Because the existence of cheap emulators can give rise to potentially drastic computational savings as compared to direct numerical simulations of complex turbulence models, the study of reduced models has good practical relevance, and the guidelines regarding their construction from the true dynamical system model are much in demand. In accordance with this contemporary trend in science and engineering, we provide a new approach for the rigorous derivation of the linear reduced model with memory from the one-dimensional Majda-McLaughlin-Tabak (MMT) prototypical wave turbulence in thermal equilibrium. The basic idea in obtaining the physics-constrained autoregressive model is to perform the discretization in time of the generalized Langevin equation (GLE) governing a single wave profile of the true dynamical system model; the GLE formalized in the Mori-Zwanzig (MZ) projection theory is the exact reduced-order equation and the closed-form rearrangement of the canonical equation of motion for the Hamiltonian system.

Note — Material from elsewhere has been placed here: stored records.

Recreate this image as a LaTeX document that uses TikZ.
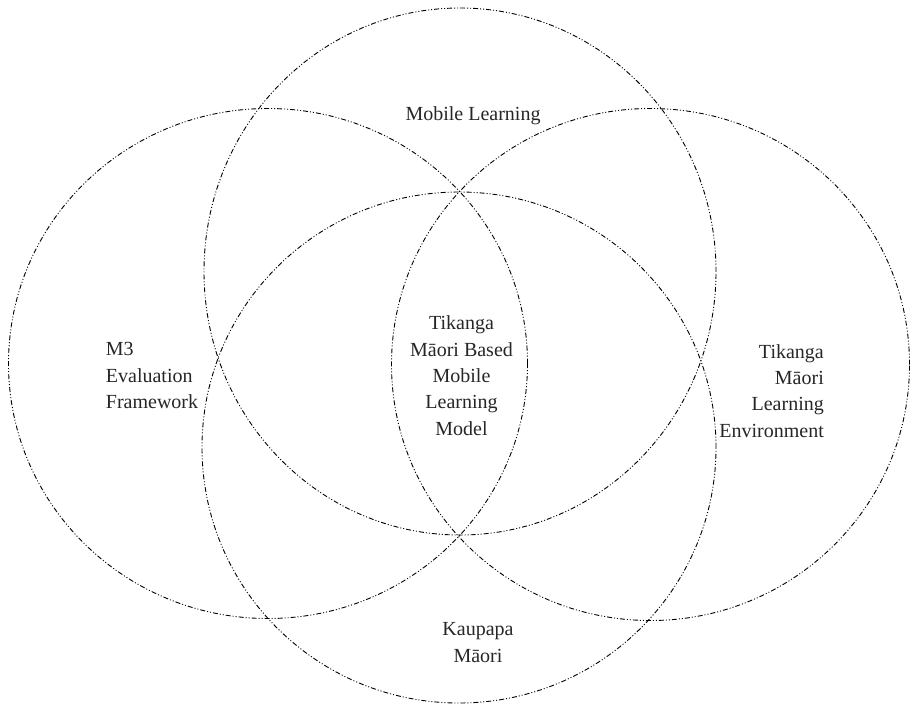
\documentclass[tikz,border=0pt]{standalone}
\usepackage{fontspec}
\setmainfont{Liberation Serif}
\usetikzlibrary{shapes.geometric}
\begin{document}
\begin{tikzpicture}[x=1pt,y=-1pt,
  ring/.style={ellipse, draw=black, line width=0.9pt, inner sep=0pt,
    dash pattern=on 5pt off 2pt on 1pt off 2pt on 1pt off 2pt},
  label/.style={inner sep=0pt, font=\fontsize{20}{26.3}\selectfont, text=black!85}]
  \useasboundingbox (0,0) rectangle (912,705);
  % the four overlapping domains
  \node[ring, minimum width=512pt, minimum height=527pt] (mobile) at (460,271.5) {};
  \node[ring, minimum width=519pt, minimum height=510pt] (m3) at (268,363.5) {};
  \node[ring, minimum width=518pt, minimum height=512pt] (tikanga) at (650.5,364.5) {};
  \node[ring, minimum width=514pt, minimum height=511pt] (kaupapa) at (459,447.5) {};
  % domain labels (base anchor sits on the last line)
  \node[label, anchor=base] (tMobile) at (473,120.3) {Mobile Learning};
  \node[label, anchor=base west, align=left] (tM3) at (105.7,408.5)
    {M3\\Evaluation\\Framework};
  \node[label, anchor=base east, align=right] (tTik) at (824,437)
    {Tikanga\\Māori\\Learning\\Environment};
  \node[label, anchor=base, align=center] (tKau) at (478,662)
    {Kaupapa\\Māori};
  \node[label, anchor=base, align=center] (tModel) at (461.5,435)
    {Tikanga\\Māori Based\\Mobile\\Learning\\Model};
\end{tikzpicture}
\end{document}
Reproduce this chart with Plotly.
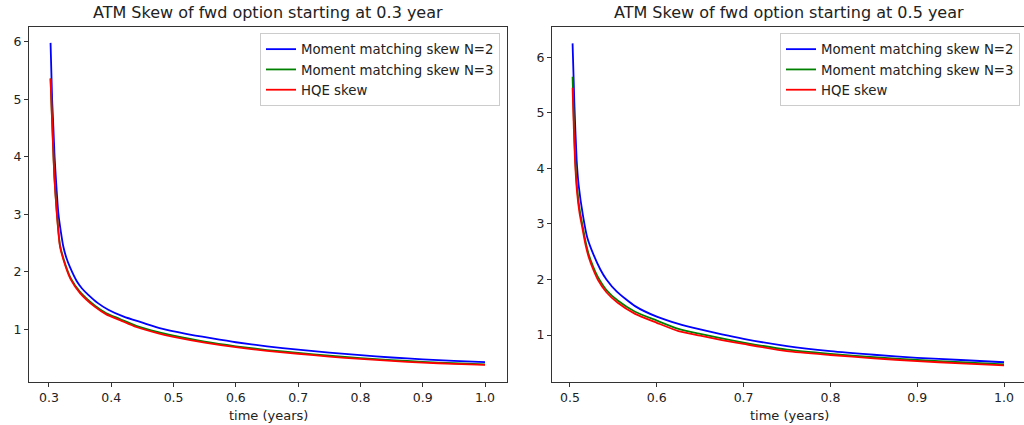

We study the performance of the resulting linear non-Markovian model in addressing two different manners of uncertainty quantification (UQ) problems: prediction and filtering. In doing so, we perform a comparison analysis against the linear and nonlinear Markovian models describing the MMT system, which are also built upon the GLE under the MZ framework. Finally we discuss an optimal selection of the statistical model in applying the reduced-model approach to the UQ of the turbulent signal.